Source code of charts
☆ ☆ ☆ ☆ ☆ ☆ ☆

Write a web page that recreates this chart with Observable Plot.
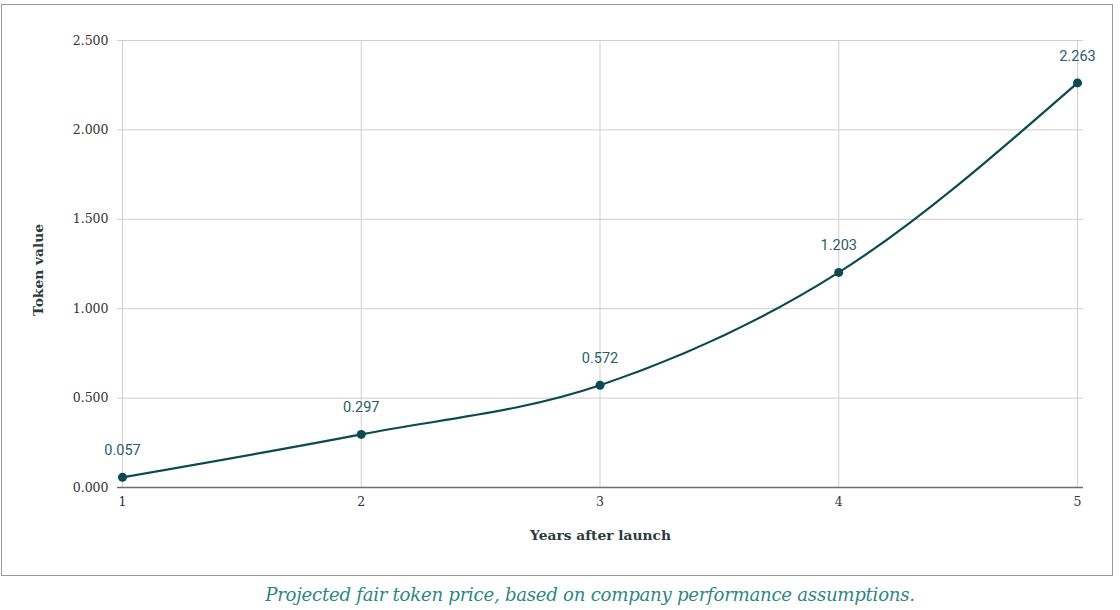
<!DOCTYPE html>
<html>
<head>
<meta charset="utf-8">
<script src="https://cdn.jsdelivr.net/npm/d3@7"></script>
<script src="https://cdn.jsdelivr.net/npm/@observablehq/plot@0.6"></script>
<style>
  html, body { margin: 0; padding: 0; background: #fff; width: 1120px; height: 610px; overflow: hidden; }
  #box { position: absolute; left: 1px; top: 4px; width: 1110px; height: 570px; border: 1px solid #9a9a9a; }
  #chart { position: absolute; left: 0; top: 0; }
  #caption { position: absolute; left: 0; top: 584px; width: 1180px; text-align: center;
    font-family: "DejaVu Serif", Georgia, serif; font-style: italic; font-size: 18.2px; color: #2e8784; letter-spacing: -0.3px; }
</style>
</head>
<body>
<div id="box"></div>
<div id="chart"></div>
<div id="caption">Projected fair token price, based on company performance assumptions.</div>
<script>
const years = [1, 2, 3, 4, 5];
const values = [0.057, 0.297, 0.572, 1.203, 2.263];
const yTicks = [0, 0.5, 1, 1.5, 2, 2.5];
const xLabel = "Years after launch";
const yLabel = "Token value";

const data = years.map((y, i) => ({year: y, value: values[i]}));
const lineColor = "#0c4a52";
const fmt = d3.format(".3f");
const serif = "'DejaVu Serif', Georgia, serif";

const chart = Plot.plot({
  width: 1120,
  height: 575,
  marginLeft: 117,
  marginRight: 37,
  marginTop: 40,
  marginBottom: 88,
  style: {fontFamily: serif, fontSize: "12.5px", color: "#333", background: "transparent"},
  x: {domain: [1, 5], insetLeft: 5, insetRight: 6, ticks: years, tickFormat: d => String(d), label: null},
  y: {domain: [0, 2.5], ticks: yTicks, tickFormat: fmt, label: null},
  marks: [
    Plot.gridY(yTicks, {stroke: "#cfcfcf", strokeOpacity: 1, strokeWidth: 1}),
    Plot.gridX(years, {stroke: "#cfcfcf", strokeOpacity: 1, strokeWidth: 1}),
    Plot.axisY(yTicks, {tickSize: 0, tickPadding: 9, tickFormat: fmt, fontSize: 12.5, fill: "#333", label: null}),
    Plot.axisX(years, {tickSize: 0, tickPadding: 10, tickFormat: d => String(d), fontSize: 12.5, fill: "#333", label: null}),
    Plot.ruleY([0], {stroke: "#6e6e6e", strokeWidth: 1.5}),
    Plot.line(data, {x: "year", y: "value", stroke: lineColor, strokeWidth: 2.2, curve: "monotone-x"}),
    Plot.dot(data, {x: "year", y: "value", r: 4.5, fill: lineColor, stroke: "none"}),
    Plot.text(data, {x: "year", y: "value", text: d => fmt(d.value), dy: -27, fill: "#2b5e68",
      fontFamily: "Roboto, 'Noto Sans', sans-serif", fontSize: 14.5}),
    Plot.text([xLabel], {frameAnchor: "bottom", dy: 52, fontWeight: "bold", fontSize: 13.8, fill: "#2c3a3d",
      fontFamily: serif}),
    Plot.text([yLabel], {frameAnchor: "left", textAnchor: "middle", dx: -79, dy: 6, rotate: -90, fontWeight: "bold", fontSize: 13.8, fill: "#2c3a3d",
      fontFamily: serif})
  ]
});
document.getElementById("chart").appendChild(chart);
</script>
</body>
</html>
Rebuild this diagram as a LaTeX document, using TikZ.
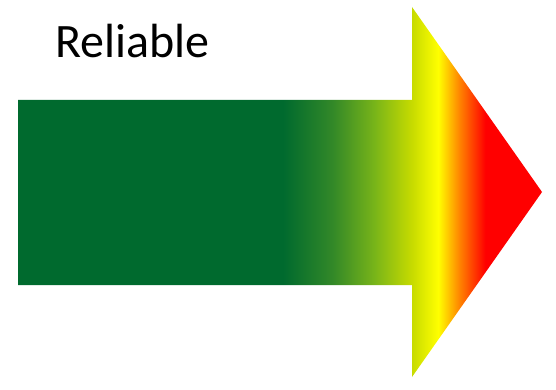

☆ ☆ ☆ ☆ ☆ ☆ ☆

Work to complete: Set down the complete material exactly, but do not include the images.

Completed exercise:
Write a web page that recreates this chart with Observable Plot.
<!DOCTYPE html>
<html>
<head>
<meta charset="utf-8">
<script src="https://cdn.jsdelivr.net/npm/d3@7"></script>
<script src="https://cdn.jsdelivr.net/npm/@observablehq/plot@0.6"></script>
<style>
  html, body { margin: 0; padding: 0; background: #fff; width: 1120px; height: 610px; overflow: hidden; }
  #box { position: absolute; left: 1px; top: 4px; width: 1110px; height: 570px; border: 1px solid #9a9a9a; }
  #chart { position: absolute; left: 0; top: 0; }
  #caption { position: absolute; left: 0; top: 584px; width: 1180px; text-align: center;
    font-family: "DejaVu Serif", Georgia, serif; font-style: italic; font-size: 18.2px; color: #2e8784; letter-spacing: -0.3px; }
</style>
</head>
<body>
<div id="box"></div>
<div id="chart"></div>
<div id="caption">Projected fair token price, based on company performance assumptions.</div>
<script>
const years = [1, 2, 3, 4, 5];
const values = [0.057, 0.297, 0.572, 1.203, 2.263];
const yTicks = [0, 0.5, 1, 1.5, 2, 2.5];
const xLabel = "Years after launch";
const yLabel = "Token value";

const data = years.map((y, i) => ({year: y, value: values[i]}));
const lineColor = "#0c4a52";
const fmt = d3.format(".3f");
const serif = "'DejaVu Serif', Georgia, serif";

const chart = Plot.plot({
  width: 1120,
  height: 575,
  marginLeft: 117,
  marginRight: 37,
  marginTop: 40,
  marginBottom: 88,
  style: {fontFamily: serif, fontSize: "12.5px", color: "#333", background: "transparent"},
  x: {domain: [1, 5], insetLeft: 5, insetRight: 6, ticks: years, tickFormat: d => String(d), label: null},
  y: {domain: [0, 2.5], ticks: yTicks, tickFormat: fmt, label: null},
  marks: [
    Plot.gridY(yTicks, {stroke: "#cfcfcf", strokeOpacity: 1, strokeWidth: 1}),
    Plot.gridX(years, {stroke: "#cfcfcf", strokeOpacity: 1, strokeWidth: 1}),
    Plot.axisY(yTicks, {tickSize: 0, tickPadding: 9, tickFormat: fmt, fontSize: 12.5, fill: "#333", label: null}),
    Plot.axisX(years, {tickSize: 0, tickPadding: 10, tickFormat: d => String(d), fontSize: 12.5, fill: "#333", label: null}),
    Plot.ruleY([0], {stroke: "#6e6e6e", strokeWidth: 1.5}),
    Plot.line(data, {x: "year", y: "value", stroke: lineColor, strokeWidth: 2.2, curve: "monotone-x"}),
    Plot.dot(data, {x: "year", y: "value", r: 4.5, fill: lineColor, stroke: "none"}),
    Plot.text(data, {x: "year", y: "value", text: d => fmt(d.value), dy: -27, fill: "#2b5e68",
      fontFamily: "Roboto, 'Noto Sans', sans-serif", fontSize: 14.5}),
    Plot.text([xLabel], {frameAnchor: "bottom", dy: 52, fontWeight: "bold", fontSize: 13.8, fill: "#2c3a3d",
      fontFamily: serif}),
    Plot.text([yLabel], {frameAnchor: "left", textAnchor: "middle", dx: -79, dy: 6, rotate: -90, fontWeight: "bold", fontSize: 13.8, fill: "#2c3a3d",
      fontFamily: serif})
  ]
});
document.getElementById("chart").appendChild(chart);
</script>
</body>
</html>
Rebuild this diagram as a LaTeX document, using TikZ.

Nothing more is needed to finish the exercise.